The cluster software will set environment variables that the script/binary can use to determine what task they need to carry out. For example, this might be used to represent the brain volume slice to process. As these environment variables differ between different cluster software, fsl_sub sets several environment variables to the name of the environment variable the script can use to obtain it's task id from the cluster software:
Envrionment variable | ...points to variable containing |
---|---|
FSLSUB_JOBID_VAR | job id |
FSLSUB_ARRAYTASKID_VAR | task id |
FSLSUB_ARRAYSTARTID_VAR | first task id |
FSLSUB_ARRAYENDID_VAR | last task id |
FSLSUB_ARRAYSTEPSIZE_VAR | step between task ids |
FSLSUB_ARRAYCOUNT_VAR | number of tasks in array (not supported in Grid Engine) |
To use these you need to look up the variable name and then read the value from the variable, for example in BASH use ${!FSLSUB_ARRAYTASKID_VAR} to get the value of the task id.

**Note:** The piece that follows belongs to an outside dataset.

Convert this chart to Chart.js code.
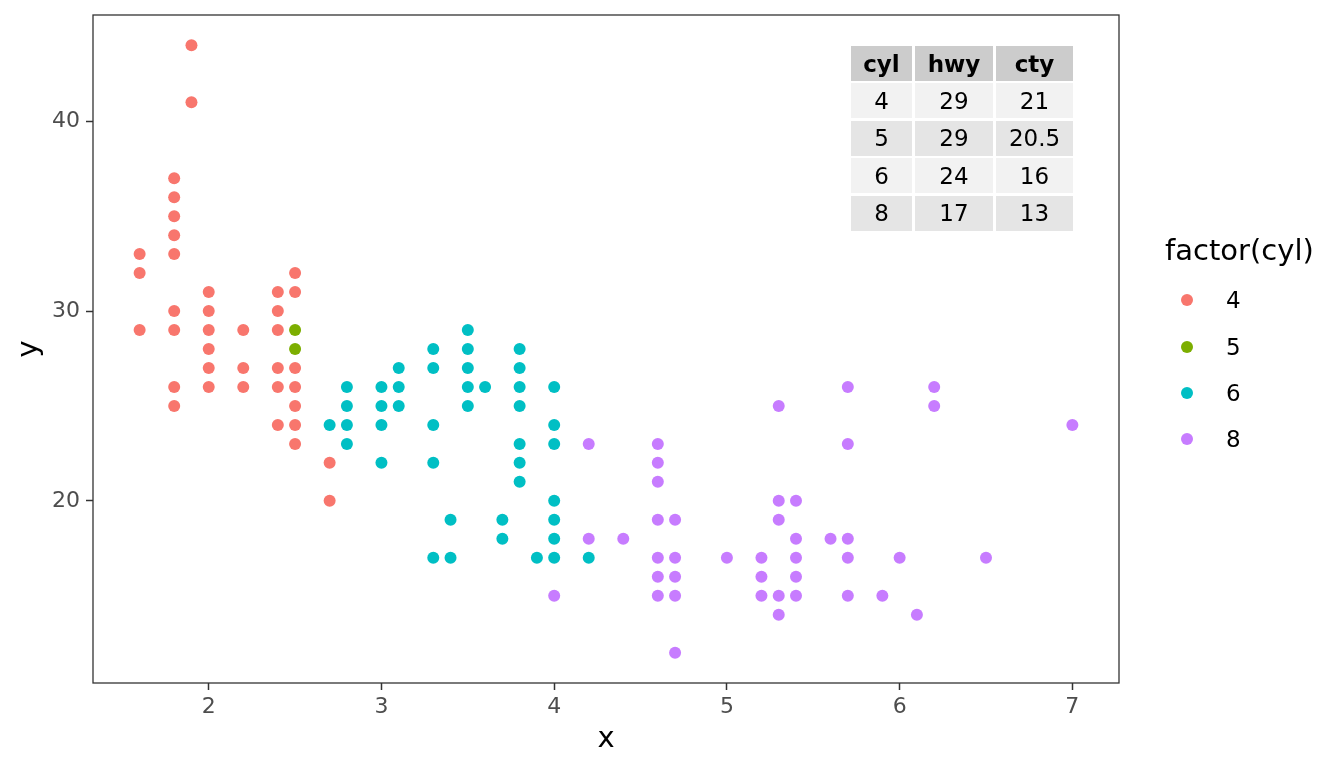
<!DOCTYPE html>
<html><head><meta charset="utf-8">
<script src="https://cdn.jsdelivr.net/npm/chart.js@4"></script>
<style>
html,body{margin:0;padding:0;background:#fff;}
#wrap{position:relative;width:1344px;height:768px;overflow:hidden;font-family:"DejaVu Sans",sans-serif;}
#wrap canvas{position:absolute;left:0;top:0;}
#tbl{position:absolute;left:851px;top:46px;display:grid;grid-template-columns:61px 78px 77px;column-gap:3px;row-gap:2.4px;grid-auto-rows:35px;font-size:23px;color:#000;}
#tbl div{display:flex;align-items:center;justify-content:center;}
#tbl .h{background:#cccccc;font-weight:bold;}
#tbl .r0{background:#f2f2f2;}
#tbl .r1{background:#e5e5e5;}
#legTitle{position:absolute;left:1165px;top:232px;height:36px;line-height:36px;font-size:29px;color:#000;white-space:nowrap;}
.legItem{position:absolute;left:1170px;height:40px;width:150px;}
.legItem .dot{position:absolute;left:11px;top:14px;width:12px;height:12px;border-radius:50%;}
.legItem .lab{position:absolute;left:56px;top:0;height:40px;line-height:40px;font-size:23px;color:#000;}
</style></head>
<body>
<div id="wrap">
<canvas id="c" width="1344" height="768"></canvas>
<div id="tbl"></div>
<div id="legTitle">factor(cyl)</div>
<div id="legend"></div>
</div>
<script>
// ---- data ----
const cylLevels = ['4', '5', '6', '8'];
const cylColors = ['#F8766D', '#7CAE00', '#00BFC4', '#C77CFF'];

const cyl4Displ = [1.6,1.6,1.6, 1.8,1.8,1.8,1.8,1.8,1.8,1.8,1.8,1.8, 1.9,1.9, 2.0,2.0,2.0,2.0,2.0,2.0, 2.2,2.2,2.2, 2.4,2.4,2.4,2.4,2.4,2.4, 2.5,2.5,2.5,2.5,2.5,2.5,2.5, 2.7,2.7];
const cyl4Hwy   = [33,32,29, 37,36,35,34,33,30,29,26,25, 44,41, 31,30,29,28,27,26, 29,27,26, 31,30,29,27,26,24, 32,31,27,26,25,24,23, 22,20];

const cyl5Displ = [2.5, 2.5];
const cyl5Hwy   = [29, 28];

const cyl6Displ = [2.7, 2.8,2.8,2.8,2.8, 3.0,3.0,3.0,3.0, 3.1,3.1,3.1, 3.3,3.3,3.3,3.3,3.3, 3.4,3.4, 3.5,3.5,3.5,3.5,3.5, 3.6, 3.7,3.7, 3.8,3.8,3.8,3.8,3.8,3.8,3.8, 3.9, 4.0,4.0,4.0,4.0,4.0,4.0,4.0, 4.2];
const cyl6Hwy   = [24, 26,25,24,23, 26,25,24,22, 27,26,25, 28,27,24,22,17, 19,17, 29,28,27,26,25, 26, 19,18, 28,27,26,25,23,22,21, 17, 26,24,23,20,19,18,17, 17];

const cyl8Displ = [4.0, 4.2,4.2, 4.4, 4.6,4.6,4.6,4.6,4.6,4.6,4.6, 4.7,4.7,4.7,4.7,4.7, 5.0, 5.2,5.2,5.2, 5.3,5.3,5.3,5.3,5.3, 5.4,5.4,5.4,5.4,5.4, 5.6, 5.7,5.7,5.7,5.7,5.7, 5.9, 6.0, 6.1, 6.2,6.2, 6.5, 7.0];
const cyl8Hwy   = [15, 23,18, 18, 23,22,21,19,17,16,15, 19,17,16,15,12, 17, 17,16,15, 25,20,19,15,14, 20,18,17,16,15, 18, 26,23,18,17,15, 15, 17, 14, 26,25, 17, 24];

const xTicks = [2, 3, 4, 5, 6, 7];
const yTicks = [20, 30, 40];

const tableHeader = ['cyl', 'hwy', 'cty'];
const tableCyl = ['4', '5', '6', '8'];
const tableHwy = ['29', '29', '24', '17'];
const tableCty = ['21', '20.5', '16', '13'];

// ---- table ----
const tbl = document.getElementById('tbl');
tableHeader.forEach(h => { const d = document.createElement('div'); d.className = 'h'; d.textContent = h; tbl.appendChild(d); });
tableCyl.forEach((c, i) => {
  [c, tableHwy[i], tableCty[i]].forEach(v => {
    const d = document.createElement('div'); d.className = 'r' + (i % 2); d.textContent = v; tbl.appendChild(d);
  });
});

// ---- legend ----
const leg = document.getElementById('legend');
const legCenters = [300.3, 346.7, 392.9, 439.3];
cylLevels.forEach((lv, i) => {
  const it = document.createElement('div'); it.className = 'legItem'; it.style.top = (legCenters[i] - 20) + 'px';
  const dot = document.createElement('div'); dot.className = 'dot'; dot.style.background = cylColors[i];
  const lab = document.createElement('div'); lab.className = 'lab'; lab.textContent = lv;
  it.appendChild(dot); it.appendChild(lab); leg.appendChild(it);
});

// ---- chart ----
const groups = [[cyl4Displ, cyl4Hwy], [cyl5Displ, cyl5Hwy], [cyl6Displ, cyl6Hwy], [cyl8Displ, cyl8Hwy]];
const datasets = groups.map((g, i) => ({
  label: cylLevels[i],
  data: g[0].map((x, j) => ({ x: x, y: g[1][j] })),
  backgroundColor: cylColors[i],
  borderWidth: 0,
  pointRadius: 6,
  pointHoverRadius: 6
}));

const borderPlugin = {
  id: 'panelBorder',
  afterDraw(chart) {
    const a = chart.chartArea, ctx = chart.ctx;
    ctx.save();
    ctx.strokeStyle = '#333333';
    ctx.lineWidth = 1.3;
    ctx.strokeRect(a.left, a.top, a.right - a.left, a.bottom - a.top);
    ctx.restore();
  }
};

const tickFont = { family: 'DejaVu Sans', size: 22 };
const titleFont = { family: 'DejaVu Sans', size: 29 };

new Chart(document.getElementById('c'), {
  type: 'scatter',
  data: { datasets },
  plugins: [borderPlugin],
  options: {
    responsive: false,
    animation: false,
    events: [],
    layout: { padding: { top: 15, right: 225, bottom: 0, left: 0 } },
    plugins: { legend: { display: false }, tooltip: { enabled: false } },
    scales: {
      x: {
        type: 'linear', min: 1.33, max: 7.27,
        afterBuildTicks: s => { s.ticks = xTicks.map(v => ({ value: v })); },
        afterFit: s => { s.height = 85; s.paddingLeft = 0; s.paddingRight = 0; },
        ticks: { font: tickFont, color: '#4D4D4D', padding: 4, autoSkip: false, maxRotation: 0 },
        grid: { drawOnChartArea: false, drawTicks: true, tickLength: 7, tickColor: '#333333', tickWidth: 1.5 },
        border: { display: false },
        title: { display: true, text: 'x', font: titleFont, color: '#000000', padding: { top: 0, bottom: 11 } }
      },
      y: {
        type: 'linear', min: 10.4, max: 45.6,
        afterBuildTicks: s => { s.ticks = yTicks.map(v => ({ value: v })); },
        afterFit: s => { s.width = 93; s.paddingTop = 0; s.paddingBottom = 0; },
        ticks: { font: tickFont, color: '#4D4D4D', padding: 6, autoSkip: false },
        grid: { drawOnChartArea: false, drawTicks: true, tickLength: 7, tickColor: '#333333', tickWidth: 1.5 },
        border: { display: false },
        title: { display: true, text: 'y', font: titleFont, color: '#000000', padding: { top: 12, bottom: 0 } }
      }
    }
  }
});
</script>
</body></html>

Important The tasks must be truly independent - ie, they must not write to the same file(s) or rely on calculations in other array jobs in this set otherwise you may get unpredictable results (or sub-tasks may crash).
LIMITING CONCURRENT ARRAY TASKS
Sometimes it may be necessary to limit the number of array sub-tasks runnning at any one time. You can do this by providing the -x (or --array_limit) option which takes a integer, e.g.:
fsl_sub -T10 -x 10 -t ./myparalleljobs
Will limit sub-tasks to ten running at any one time.
ARRAY TASKS WITH THE SHELL RUNNER
If running without a cluster backend or when fsl_sub is called from within an already scheduled task, the shell backend is capable of running array tasks in parallel. If running as a cluster job, the shell plugin will run no more than the number of threads selected in your parallel environment (if one is specified, default is one task at a time).
If you are not running on a cluster then by default fsl_sub will use all of the CPUs on your system. You can control this either using the -x|--array-limit option or by setting the environment variable FSLSUB_PARALLEL to the maximum number of array tasks to run at once. It is also possible to configure this in your own personal fsl_sub configuration file (see below).